There was a time in my life when the thought of laying in Shavasana at the end of a yoga class was so unpleasant that I wouldn't cross the threshold of a yoga studio. It conjured up feelings that were born of my only experience with meditation in which I was told to clear my mind. My instructor seemed so Zen. All of the people seated around me, on the floor with their legs crossed, looked Zen too. I wanted that. If only I could get "there". Unfortunately, as soon as she uttered her instruction, my mind exploded with the slideshow of all slideshows, one image after the other in rapid succession, from a flower, to riding my bike down a twisty road, to chicken wings, yes the kind that are deep fried and delicious to some, to family members, to friends and so on and so on. Layered onto the slideshow was frustration that quickly built to a deep sense of failure. Why couldn't I do this thing that everyone else seemed to be doing so easily? I got up, left and decided that meditation wasn't for me. Period. End of story.

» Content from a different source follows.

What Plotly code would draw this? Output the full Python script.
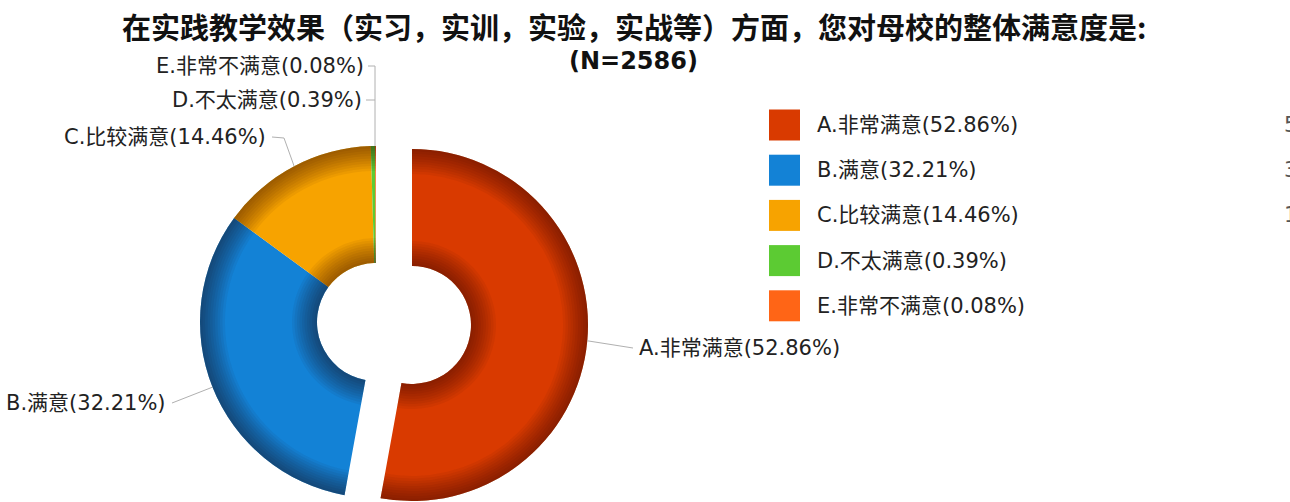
import math
import plotly.graph_objects as go

W, H = 1290, 502

# ---- data ----
title_line1 = "在实践教学效果（实习，实训，实验，实战等）方面，您对母校的整体满意度是:"
title_line2 = "(N=2586)"
categories = ["A.非常满意", "B.满意", "C.比较满意", "D.不太满意", "E.非常不满意"]
percents = [52.86, 32.21, 14.46, 0.39, 0.08]
colors = ["#D93A00", "#1382D6", "#F7A300", "#5CCB33", "#FF6516"]
pulled = [True, False, False, False, False]

labels = [f"{c}({p:.2f}%)" for c, p in zip(categories, percents)]

# ---- geometry (pixels) ----
CX, CY = 376, 322          # centre of ring
R_OUT, R_IN = 176, 59
PULL_DX, PULL_DY = 36, 3   # offset of the exploded slice

FONT = "DejaVu Sans, Noto Sans CJK SC, sans-serif"
FS = 21
TXT = "#222222"
LINE = "#B0B0B0"


def px(x):
    return x / W


def py(y):
    return 1 - y / H


fig = go.Figure()


def add_ring(cx, cy, r_out, r_in, slice_colors):
    fig.add_trace(go.Pie(
        labels=categories, values=percents, sort=False,
        direction="clockwise", rotation=0,
        hole=r_in / r_out,
        marker=dict(colors=slice_colors, line=dict(width=0)),
        textinfo="none", hoverinfo="skip", showlegend=False,
        domain=dict(x=[px(cx - r_out), px(cx + r_out)],
                    y=[max(0, py(cy + r_out)), py(cy - r_out)]),
    ))


def masked(cols, keep):
    return [c if k else "rgba(0,0,0,0)" for c, k in zip(cols, keep)]


not_pulled = [not p for p in pulled]
parts = [(0, 0, not_pulled), (PULL_DX, PULL_DY, pulled)]

# base ring: non-exploded slices and exploded slice
for dx, dy, keep in parts:
    add_ring(CX + dx, CY + dy, R_OUT, R_IN, masked(colors, keep))

# shading layers (3D look): darker toward outer and inner edges
shade = "rgba(40,0,0,0.05)"
for k in range(1, 11):
    r_in_k = R_OUT - 2.5 * k
    for dx, dy, keep in parts:
        add_ring(CX + dx, CY + dy, R_OUT, r_in_k, masked([shade] * 5, keep))
for k in range(1, 11):
    r_out_k = R_IN + 2.5 * k
    for dx, dy, keep in parts:
        add_ring(CX + dx, CY + dy, r_out_k, R_IN, masked([shade] * 5, keep))

# ---- slice labels with leader lines ----
cum = 0.0
mid_pts = []
for p, pl in zip(percents, pulled):
    ang = (cum + p / 2) / 100 * 2 * math.pi
    cx = CX + (PULL_DX if pl else 0)
    cy = CY + (PULL_DY if pl else 0)
    mid_pts.append((cx + R_OUT * math.sin(ang), cy - R_OUT * math.cos(ang)))
    cum += p

# label anchor positions (px): (x, y, xanchor)
label_pos = [
    (637, 348, "left"),
    (168, 403, "right"),
    (268, 137, "right"),
    (364, 100, "right"),
    (366, 66, "right"),
]

shapes = []
annotations = []
for i, (lab, (lx, ly, xa)) in enumerate(zip(labels, label_pos)):
    annotations.append(dict(
        x=px(lx), y=py(ly), xref="paper", yref="paper", text=lab,
        showarrow=False, xanchor=xa, yanchor="middle",
        font=dict(family=FONT, size=FS, color=TXT)))


def seg(points):
    d = "M" + " L".join(f"{px(x)},{py(y)}" for x, y in points)
    return dict(type="path", xref="paper", yref="paper", path=d,
                line=dict(color=LINE, width=1))


shapes.append(seg([mid_pts[0], (633, 348)]))
shapes.append(seg([mid_pts[1], (172, 403)]))
shapes.append(seg([(272, 137), (284, 138), mid_pts[2]]))
top_x = CX - 1
shapes.append(seg([(368, 66), (top_x, 66), (top_x, CY - R_OUT)]))
shapes.append(seg([(366, 100), (top_x, 100)]))

# ---- custom legend ----
LEG_X, LEG_Y0, LEG_DY, SQ = 769, 125, 45.2, 31
for i, (lab, col) in enumerate(zip(labels, colors)):
    yc = LEG_Y0 + i * LEG_DY
    shapes.append(dict(type="rect", xref="paper", yref="paper",
                       x0=px(LEG_X), x1=px(LEG_X + SQ),
                       y0=py(yc + SQ / 2), y1=py(yc - SQ / 2),
                       fillcolor=col, line=dict(width=0)))
    annotations.append(dict(
        x=px(LEG_X + 46), y=py(yc), xref="paper", yref="paper", text=lab,
        showarrow=False, xanchor="left", yanchor="middle",
        font=dict(family=FONT, size=FS, color=TXT)))
    # value column (cut off at the right edge in the reference)
    annotations.append(dict(
        x=px(1282), y=py(yc), xref="paper", yref="paper",
        text=f"{percents[i]:.2f}%", showarrow=False,
        xanchor="left", yanchor="middle",
        font=dict(family=FONT, size=FS, color="#555555"),
        visible=percents[i] >= 1))

# ---- title ----
annotations.append(dict(x=px(634), y=py(26), xref="paper", yref="paper",
                        text=f"<b>{title_line1}</b>", showarrow=False,
                        xanchor="center", yanchor="middle",
                        font=dict(family="Noto Sans CJK SC", size=29, color="#111111")))
annotations.append(dict(x=px(633), y=py(61), xref="paper", yref="paper",
                        text=f"<b>{title_line2}</b>", showarrow=False,
                        xanchor="center", yanchor="middle",
                        font=dict(family="DejaVu Sans, Noto Sans CJK SC", size=24, color="#111111")))

fig.update_layout(
    width=W, height=H,
    margin=dict(l=0, r=0, t=0, b=0),
    paper_bgcolor="white", plot_bgcolor="white",
    showlegend=False,
    shapes=shapes, annotations=annotations,
)

fig.write_html("out.html",
               config={"displayModeBar": False},
               post_script="document.body.style.margin='0';document.body.style.overflow='hidden';")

Years later, I stumbled upon an interview that planted the seed for my practice today. It was with a Buddhist Nun who had been meditating for decades. The interviewer asked her, "When will I get to the place where I clear my mind?" She laughed and said "I have good news and bad news. The good news is that we will all get there eventually. The bad news is that we will be dead". She went on to say that the notion of the "clear mind" is largely a myth, that meditation is really a practice of guiding the mind back to a focal point over and over again as the mind wanders off, and it will. She stated that by times, her own practice could be deeply relaxing and at other times, she struggled with guiding her mind back. She shared

that this myth is one of the biggest roadblocks for people, stopping many before they even get to the starting line. This information began to open the door for me to consider meditation from a new perspective. I didn't have to clear my mind, I just had to give myself permission to believe that I might be able to practice the art of guiding my attention to one thing, over and over again, without judgement or criticism.

Since then I have learned that: an active mind is a human mind; we don't have to sit completely still, or on the floor for that matter; the breath is just one of many focal points and that we can meditate while moving if that feels best for us. All that is required is a little patience, curiosity and a sense of humour. With those basic ingredients, we can give ourselves the opportunity to see if meditation makes sense for us in our lives.